Ethnic differences in the clinical and laboratory associations with retinopathy in adult onset diabetes: studies in patients of African, European and Indian origins


W. J. Kalk Department of Medicine, Medical School, 7 York Road, Parktown, 2193, Johannesburg, South Africa.


Objective. To evaluate the prevalence of diabetic retinopathy (DR) and its associations in adult onset diabetic patients of African, European and Indian origins.

Design. The prevalence of retinopathy was determined by 60° retinal photography in 507 consecutive out-patients. Clinical and laboratory associations were evaluated.

Setting. Diabetes clinic in a large community hospital.

Main outcome measures. The associations between clinical and laboratory measurements with retinopathy.

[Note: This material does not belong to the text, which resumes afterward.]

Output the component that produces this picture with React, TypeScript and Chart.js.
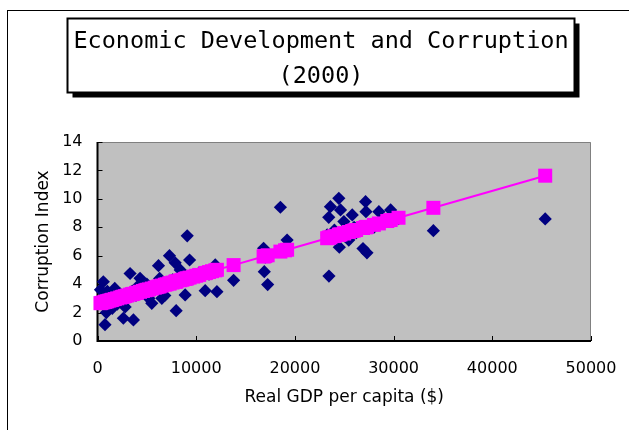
import { useEffect, useRef } from "react";
import { Chart, registerables } from "chart.js";

Chart.register(...registerables);

// Real GDP per capita ($), sorted ascending
const gdp = [
  300, 400, 590, 760, 900, 1000, 1200, 1400, 1500, 1750,
  2000, 2300, 2500, 2620, 2800, 3000, 3300, 3500, 3640, 3900,
  4000, 4310, 4600, 4850, 5000, 5200, 5500, 5800, 6000, 6180,
  6300, 6520, 6820, 7000, 7290, 7300, 7600, 7870, 7970, 8000,
  8380, 8600, 8880, 9000, 9090, 9330, 9700, 10000, 10300, 10910,
  11000, 11300, 11600, 11930, 12100, 13790, 16830, 16900, 17000, 17240,
  18530, 19000, 19210, 23270, 23430, 23450, 23600, 24000, 24450, 24500,
  24620, 24960, 25000, 25460, 25810, 26000, 26200, 26900, 27160, 27200,
  27300, 28000, 28510, 29360, 29700, 30500, 34030, 45360,
];

// Corruption index (observed)
const corruption = [
  3.6, 2.8, 4.17, 1.15, 2.0, 3.5, 3.0, 2.7, 2.3, 3.7,
  2.6, 3.3, 3.0, 1.6, 2.4, 3.1, 4.75, 3.5, 1.48, 3.2,
  3.8, 4.41, 3.5, 3.36, 4.0, 3.0, 2.65, 3.6, 3.9, 5.3,
  4.4, 3.0, 3.2, 4.0, 6.0, 4.1, 4.3, 5.5, 2.13, 4.2,
  5.0, 4.5, 3.24, 4.5, 7.4, 5.7, 4.6, 4.6, 4.8, 3.54,
  4.8, 4.7, 4.9, 5.35, 3.47, 4.27, 6.52, 4.88, 5.9, 3.97,
  9.41, 6.3, 7.1, 7.46, 8.7, 4.57, 9.45, 7.8, 10.04, 6.6,
  9.22, 8.4, 7.4, 7.1, 8.87, 8.0, 7.6, 6.5, 9.8, 9.1,
  6.2, 8.0, 9.1, 8.5, 9.22, 8.6, 7.76, 8.59,
];

// Corruption index (fitted line values)
const fitted = [
  2.66, 2.68, 2.72, 2.75, 2.78, 2.8, 2.84, 2.88, 2.9, 2.95,
  3.0, 3.06, 3.1, 3.12, 3.16, 3.2, 3.26, 3.3, 3.32, 3.38,
  3.4, 3.46, 3.52, 3.57, 3.6, 3.63, 3.69, 3.75, 3.79, 3.83,
  3.85, 3.9, 3.96, 3.99, 4.05, 4.05, 4.11, 4.17, 4.19, 4.19,
  4.27, 4.31, 4.37, 4.39, 4.41, 4.46, 4.53, 4.59, 4.65, 4.77,
  4.79, 4.85, 4.91, 4.97, 5.01, 5.34, 5.95, 5.96, 5.98, 6.03,
  6.29, 6.38, 6.42, 7.23, 7.26, 7.27, 7.3, 7.38, 7.47, 7.48,
  7.5, 7.57, 7.58, 7.67, 7.74, 7.77, 7.81, 7.95, 8.0, 8.01,
  8.03, 8.17, 8.27, 8.44, 8.51, 8.67, 9.37, 11.63,
];

const xTickValues = [0, 10000, 20000, 30000, 40000, 50000];
const xTickLabels = ["0", "10000", "20000", "30000", "40000", "50000"];
const yTickValues = [0, 2, 4, 6, 8, 10, 12, 14];
const yTickLabels = ["0", "2", "4", "6", "8", "10", "12", "14"];

const titleLines = ["Economic Development and Corruption", "(2000)"];
const xAxisTitle = "Real GDP per capita ($)";
const yAxisTitle = "Corruption Index";

const framePlugin = {
  id: "frame",
  beforeDraw(chart: any) {
    const { ctx, width, height, chartArea: a } = chart;
    ctx.save();
    ctx.fillStyle = "#ffffff";
    ctx.fillRect(0, 0, width, height);

    // outer frame
    ctx.strokeStyle = "#000000";
    ctx.lineWidth = 1;
    ctx.strokeRect(7.5, 10.5, width + 20, height + 20);

    // title box with shadow
    const bx = 67.5, by = 18.5, bw = 507, bh = 74;
    ctx.fillStyle = "#000000";
    ctx.fillRect(bx + 5, by + 5, bw, bh);
    ctx.fillStyle = "#ffffff";
    ctx.fillRect(bx, by, bw, bh);
    ctx.strokeStyle = "#000000";
    ctx.lineWidth = 2;
    ctx.strokeRect(bx, by, bw, bh);
    ctx.fillStyle = "#000000";
    ctx.font = "23.5px 'DejaVu Sans Mono'";
    ctx.textAlign = "center";
    ctx.textBaseline = "alphabetic";
    ctx.fillText(titleLines[0], bx + bw / 2, 48);
    ctx.fillText(titleLines[1], bx + bw / 2, 83);

    // plot area
    ctx.fillStyle = "#c0c0c0";
    ctx.fillRect(a.left, a.top, a.right - a.left, a.bottom - a.top);
    ctx.strokeStyle = "#808080";
    ctx.lineWidth = 1;
    ctx.beginPath();
    ctx.moveTo(a.left, a.top + 0.5);
    ctx.lineTo(a.right - 0.5, a.top + 0.5);
    ctx.lineTo(a.right - 0.5, a.bottom);
    ctx.stroke();

    // axis lines
    ctx.strokeStyle = "#000000";
    ctx.lineWidth = 2;
    ctx.beginPath();
    ctx.moveTo(a.left, a.top);
    ctx.lineTo(a.left, a.bottom);
    ctx.lineTo(a.right, a.bottom);
    ctx.stroke();

    // inside tick marks
    const xs = chart.scales.x;
    const ys = chart.scales.y;
    ctx.lineWidth = 1;
    ctx.beginPath();
    xs.ticks.forEach((t: any) => {
      const px = Math.round(xs.getPixelForValue(t.value)) + 0.5;
      ctx.moveTo(px, a.bottom);
      ctx.lineTo(px, a.bottom - 5);
    });
    ys.ticks.forEach((t: any) => {
      const py = Math.round(ys.getPixelForValue(t.value)) + 0.5;
      ctx.moveTo(a.left, py);
      ctx.lineTo(a.left + 5, py);
    });
    ctx.stroke();
    ctx.restore();
  },
};

export default function App() {
  const ref = useRef<HTMLCanvasElement | null>(null);

  useEffect(() => {
    if (!ref.current) return;
    const chart = new Chart(ref.current, {
      type: "scatter",
      data: {
        datasets: [
          {
            label: "Fitted",
            data: gdp.map((x, i) => ({ x, y: fitted[i] })),
            showLine: true,
            borderColor: "#ff00ff",
            borderWidth: 2,
            pointStyle: "rect",
            pointRadius: 9.9,
            pointHoverRadius: 9.9,
            pointBackgroundColor: "#ff00ff",
            pointBorderColor: "#ff00ff",
            pointBorderWidth: 0,
            clip: false,
          } as any,
          {
            label: "Corruption Index",
            data: gdp.map((x, i) => ({ x, y: corruption[i] })),
            pointStyle: "rectRot",
            pointRadius: 6.6,
            pointHoverRadius: 6.6,
            backgroundColor: "#000080",
            borderColor: "#000080",
            borderWidth: 0,
            clip: false,
          } as any,
        ],
      },
      options: {
        animation: false,
        responsive: false,
        devicePixelRatio: 1,
        events: [],
        layout: { padding: { top: 142, right: 38, left: 0, bottom: 0 } },
        plugins: {
          legend: { display: false },
          tooltip: { enabled: false },
          title: { display: false },
        },
        scales: {
          x: {
            type: "linear",
            min: 0,
            max: 50000,
            afterBuildTicks: (s: any) => {
              s.ticks = xTickValues.map((v) => ({ value: v }));
            },
            afterFit: (s: any) => {
              s.height = 89;
              s.paddingLeft = 0;
              s.paddingRight = 0;
            },
            grid: { display: false, drawTicks: false },
            border: { display: false },
            ticks: {
              padding: 18,
              color: "#000000",
              font: { family: "'DejaVu Sans'", size: 16 },
              maxRotation: 0,
              autoSkip: false,
              callback: (v: any) => xTickLabels[xTickValues.indexOf(Number(v))] ?? "",
            },
            title: {
              display: true,
              text: xAxisTitle,
              color: "#000000",
              font: { family: "'DejaVu Sans'", size: 17 },
              padding: { top: 0, bottom: 22 },
            },
          },
          y: {
            type: "linear",
            min: 0,
            max: 14,
            afterBuildTicks: (s: any) => {
              s.ticks = yTickValues.map((v) => ({ value: v }));
            },
            afterFit: (s: any) => {
              s.width = 97.5;
            },
            grid: { display: false, drawTicks: false },
            border: { display: false },
            ticks: {
              padding: 15,
              color: "#000000",
              font: { family: "'DejaVu Sans'", size: 16 },
              autoSkip: false,
              callback: (v: any) => yTickLabels[yTickValues.indexOf(Number(v))] ?? "",
            },
            title: {
              display: true,
              text: yAxisTitle,
              color: "#000000",
              font: { family: "'DejaVu Sans'", size: 17 },
              padding: { top: 33, bottom: 0 },
            },
          },
        },
      },
      plugins: [framePlugin],
    });
    return () => chart.destroy();
  }, []);

  return (
    <canvas
      ref={ref}
      width={629}
      height={430}
      style={{ position: "fixed", left: 0, top: 0, width: 629, height: 430 }}
    />
  );
}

Results. African patients (A) had shorter duration of diabetes (P < 0.001), higher HbA1 levels (P < 0.01) compared to those of Europeans (E) and Indian (I) extraction. A also had lower C-peptide levels (median 0.57 nmol L−1; vs. E, 0.81 nmol L−1 and I, 0.93 nmol L−1) (P < 0.001). The prevalences of retinopathy at diagnosis (21–25%) and overall were similar (A 37%, E 41%, I 37%). Severe DR was more frequent in the Africans (52%, P < 0.0001) and Indians (41%, P = 0.03) compared to the Europeans (26%). In Africans DR was significantly associated only with duration of diabetes (P < 0.0001) and macro-albuminuria (P = 0.01); in I it was also associated with systolic BP (P = 0.03); in E also with lower C-peptide levels (P = 0.0002), worse glycaemic control and greater use of insulin (P < 0.0001). In patients with DR insulin was used less frequently in A (35%) than in E patients (62%) (P = 0.001).

Conclusions. In South Africa, the African population with adult onset diabetes has the highest prevalence of severe retinopathy, probably the result of very poor glycaemic control attributable to more severe insulinopenia and infrequent insulin treatment. Visual loss from diabetic retinopathy is likely to be considerable in Africans.